Cisco (CSCO Quote) is really stretching it now.
The networker reported Tuesday that fourth-quarter earnings plunged 86% from a year ago on a 25% drop in sales, owing to the telecom industrywide slowdown in equipment spending.
Saying that visibility remains limited, Cisco declined to offer an earnings projection for the first quarter or fiscal year 2002, while predicting as much as a 5% sequential drop in first-quarter sales.
Fourth-quarter gross margins disappointed analysts, falling some 3 points short of expectations. Worse yet, margins will stay around those depressed levels in coming quarters, executives said on a conference call Tuesday.
But
playing to character, CEO John Chambers confounded analysts who expected him to back off Cisco's long-held, ambitious target of 30%-50% annual growth. The executive said in the postclose conference call with analysts and investors that 30%-50% growth would be a "stretch goal." Still, considering that sales rose just 18% in fiscal 2001, a year that saw the company swing to a $1 billion loss from a year-ago profit of $2.67 billion, even considering growth of that magnitude seems a stretch.
Cisco shares dropped 2% in postclose trading on Island after sliding 28 cents Tuesday to finish at $19.26.
Holding Firm
"It's hilarious. The overall market is not improving at all, so every conference call they come out with another set of caveats on their growth projections," says Sanford Bernstein's Paul Sagawa, who has rates Cisco hold. "I think [Chambers] sounded a little embarrassed to bring up the 30%-to-50% thing again."
While Cisco saw some signs of stabilizing sales of computer networking equipment to businesses, revenue from phone and Internet companies declined substantially. Fourth-quarter sales to service providers were 30% lower than sales to enterprise customers, a dramatic drop from the nearly equal status the two divisions had just two quarters ago.
Notably, Cisco had sequentially fewer equipment sales to the regional Bells, the few remaining customers with money left in the till to spend on new gear.
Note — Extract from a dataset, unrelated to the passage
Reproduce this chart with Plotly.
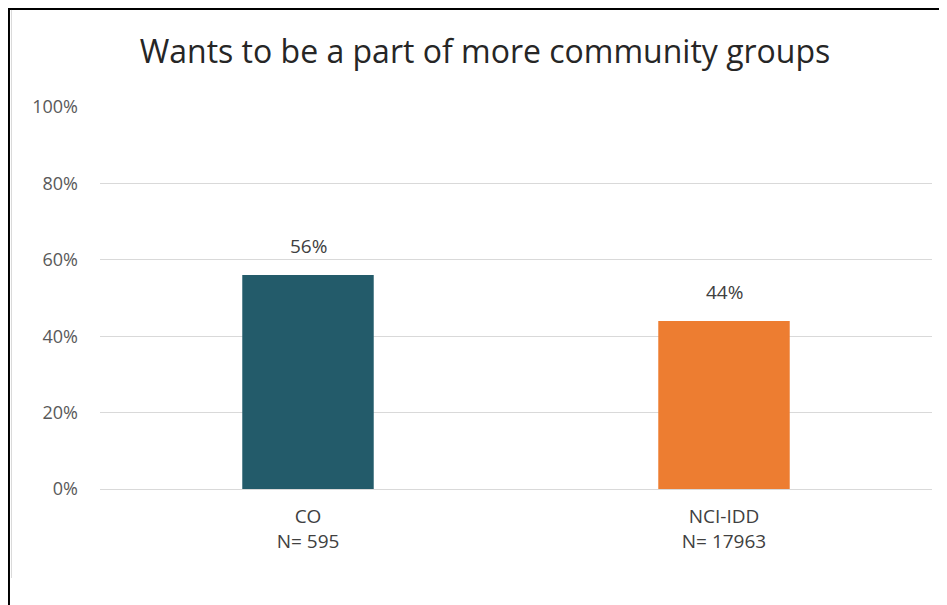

Chambers said that "pipeline" of orders wasn't increasing, putting even greater pressure on Cisco's sales to cash-starved, debt-plagued upstarts.
The Upside
But Chambers took pains on the call to highlight Cisco's ruddy financial health. Even in the wake of this year's
layoffs and
inventory writedowns, Cisco remains in far better financial shape than rivals like
Lucent(LU Quote) and
Nortel(NT Quote), Chambers pointed out, noting that Cisco has no debt and some $18.5 billion in cash in the bank. That financial strength will enable Cisco to make savvy investments in smaller tech firms while competitors are focusing desperately on their own survival, the executive said.
That said, Cisco's financial picture isn't without its blemishes. CFO Larry Carter again told investors that
vendor financing, the practice in which network builders accept equipment and loans to pay for it in exchange for the implicit promise of future business, is a far greater problem at the Lucents and Nortels of the world. Cisco has reduced outstanding loans to customers to $80 million from $675 million just three months ago. But Cisco also raised its provisions for doubtful accounts to $288 million from $43 million a year ago.
And analysts on the conference call displayed some skepticism about Cisco's deferred revenues, which have ballooned to $3.2 billion from $1.4 billion a year ago. "The extraordinary rise in deferred revenues certainly gives them a cushion, but this is an artificial war chest," Sagawa says. "It should give investors comfort to know that they can use it to prevent from blowing a quarter, but they are probably not going to start dipping into it until business picks up."
Progress
Cisco also emphasized that it is making progress in winning back share in the core router market, where its primary competitor is
Juniper(JNPR Quote). Chambers said Cisco swiped 3 to 5 points of market share during the quarter, reversing the
recent trend that has seen Juniper making inroads quarter after quarter.
Still, signs of fourth-quarter weakness were hard to ignore. Gross margin fell to 52.3% in the fourth quarter from 54.5% in the third; some analysts had hoped to see a number as high as 57%. Clearly Cisco's gains in the router market didn't come cheap: Analysts have speculated that Cisco's financial strength would allow it to pursue a price-slashing policy that would take a heavy toll on upstart players like Juniper.
So expect Cisco to keep stretching, but don't expect to see serious growth return any time soon.